Chief Judge of the Cook County Circuit Court
- Designate
- Assuming office December 1, 2025
- Succeeding: Timothy C. Evans

Judge of the Cook County Circuit Court from the 6th subcircuit
- Incumbent
- Assumed office December 5, 2022
- In office September 15, 2017 – December 3, 2018
- Appointed by: Illinois Supreme Court
- Preceded by: Richard Cooke

Personal details
- Born: 1969 (age 56–57) Ann Arbor, Michigan, U.S.
- Education: Michigan State University (BS) DePaul University (JD)

= Charles Beach =

American judge in Illinois

Charles S. Beach II (born 1969) is an American attorney and jurist who serves on the Circuit Court of Cook County. On September 10, 2025, he was elected Chief Judge of the Circuit Court of Cook County by a vote of 144 to 109, defeating eight–term incumbent Timothy C. Evans; one ballot was reported spoiled. His three–year term as chief judge began on December 1, 2025.
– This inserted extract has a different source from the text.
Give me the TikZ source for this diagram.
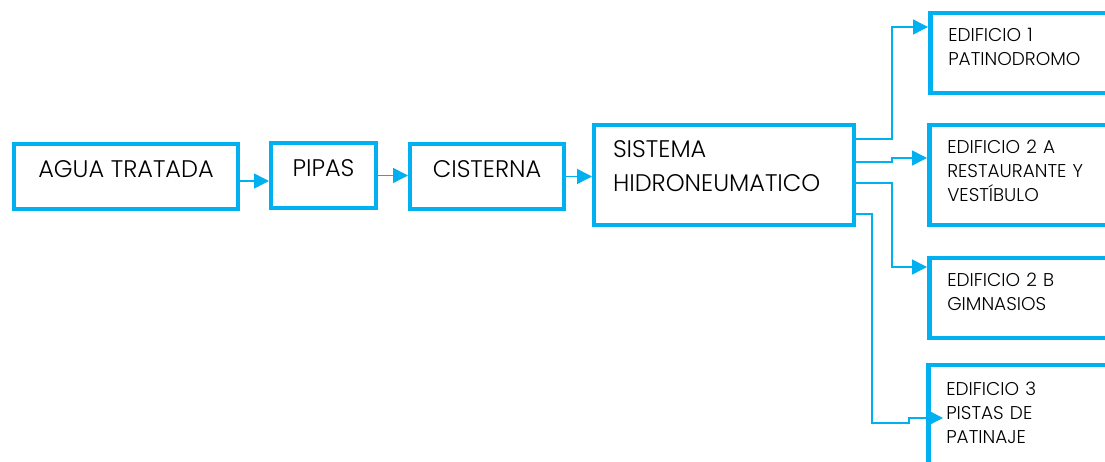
\documentclass[tikz,border=0pt]{standalone}
\usepackage{fontspec}
\setmainfont{Poppins Light}
\usepackage{xcolor}
\usetikzlibrary{arrows.meta}

\definecolor{azul}{HTML}{00B0F0}

\begin{document}
\begin{tikzpicture}[x=1pt, y=-1pt,
    caja/.style={draw=azul, line width=4pt, inner sep=0pt, text height=17pt, text depth=14pt,
                 font=\fontsize{24}{34}\selectfont},
    edif/.style={draw=azul, line width=4.5pt, anchor=west, text width=236pt, inner xsep=18pt,
                 minimum height=#1, align=left, text height=13pt, font=\fontsize{18.5}{24}\selectfont},
    flecha/.style={draw=azul, line width=1.5pt, -{Triangle[length=15pt, width=15pt]}}]
    \useasboundingbox (0,0) rectangle (1105,462);
    \clip (0,0) rectangle (1105,462);

    % cadena principal
    \node[caja, minimum width=224pt, minimum height=65pt] (agua) at (126,176.5) {AGUA TRATADA};
    \node[caja, minimum width=105pt, minimum height=65pt] (pipas) at (323.5,175.5) {PIPAS};
    \node[caja, minimum width=154pt, minimum height=65pt] (cisterna) at (487,176.5) {CISTERNA};
    \node[caja, minimum width=260pt, minimum height=100pt, text width=222pt, inner xsep=19pt,
          align=left, text depth=51pt, font=\fontsize{24}{34}\selectfont] (sistema) at (724,175)
          {SISTEMA\\HIDRONEUMATICO};

    % edificios
    \node[edif=80pt, text depth=35pt] (ed1) at (928,53) {EDIFICIO 1\\PATINODROMO};
    \node[edif=100pt, text depth=55pt] (ed2a) at (927,175) {EDIFICIO 2 A\\RESTAURANTE Y\\VESTÍBULO};
    \node[edif=80pt, text depth=35pt] (ed2b) at (927,298) {EDIFICIO 2 B\\GIMNASIOS};
    \node[edif=105pt, text depth=58pt] (ed3) at (926,417.5) {EDIFICIO 3\\PISTAS DE\\PATINAJE};

    \draw[flecha] ([yshift=-4.5pt]agua.east) -- ([yshift=-5.5pt]pipas.west);
    \draw[flecha] (pipas.east) -- (pipas.east -| cisterna.west);
    \draw[flecha] (cisterna.east) -- (cisterna.east -| sistema.west);

    % salidas del hidroneumatico
    \draw[flecha] ([yshift=36pt]sistema.east) -- ++(36,0) |- ([yshift=26pt]ed1.west);
    \draw[flecha] ([yshift=13pt]sistema.east) -- ++(36,0) -- ++(0,-4) -- ([yshift=17pt]ed2a.west);
    \draw[flecha] ([yshift=-8pt]sistema.east) -- ++(36,0) |- ([yshift=31pt]ed2b.west);
    \draw[flecha] ([yshift=-39pt]sistema.east) -- ++(16,0) -- ++(0,209) -- ++(37,0) -- ++(0,-5)
        -- ([xshift=17pt, yshift=-0.5pt]ed3.west);
\end{tikzpicture}
\end{document}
== Early life and education ==
Beach was born in 1969 in Ann Arbor, Michigan. He earned a B.S. in Finance and Insurance from Michigan State University in 1993 and a J.D. from DePaul University College of Law in 1996.

== Legal career ==
After law school, Beach worked in the Cook County Public Defender's Office and later clerked for Illinois Appellate Court Justice Judith Koehler. He entered private practice and eventually led his own law firm, focusing largely on criminal defense. He co-founded the Chicago Bar Association's pro bono Statutory Summary Suspension Program and wrote and lectured on DUI and traffic law.

== Judicial service ==
In 2017, the Illinois Supreme Court appointed Beach as a circuit judge in Cook County's 6th Subcircuit to fill a vacancy created by the resignation of Judge Richard C. Cooke. His appointment took effect September 15, 2017, and ran through December 3, 2018.

In May 2018, circuit judges selected Beach to serve as an associate judge of the Circuit Court of Cook County. He later served in the court's Pretrial Division, where he presided over bail hearings, and in the Law Division on a civil motion calendar.
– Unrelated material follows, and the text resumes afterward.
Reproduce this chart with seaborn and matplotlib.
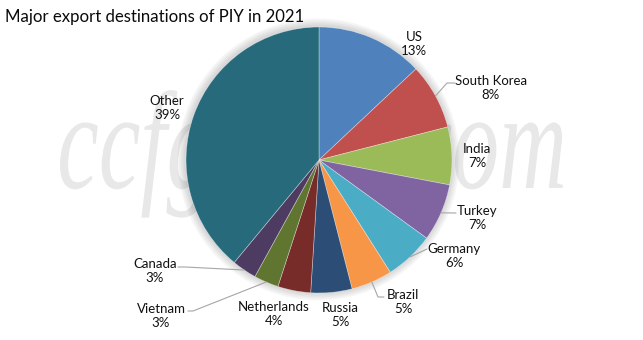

Beach then ran unopposed in 2022 and was elected as a circuit judge from the 6th Subcircuit. He assumed office December 5, 2022.

== Election as Chief Judge ==
On September 10, 2025, Beach was elected Chief Judge of the Circuit Court of Cook County by his fellow circuit judges, receiving 144 votes to Evans's 109, with one spoiled ballot. The vote ended Evans's 24 years as chief judge and made Beach the first new leader of the county's unified trial court since 2001. His three-year term is scheduled to begin December 1, 2025.

== Personal life ==
According to his campaign biography, Beach is married and has three children.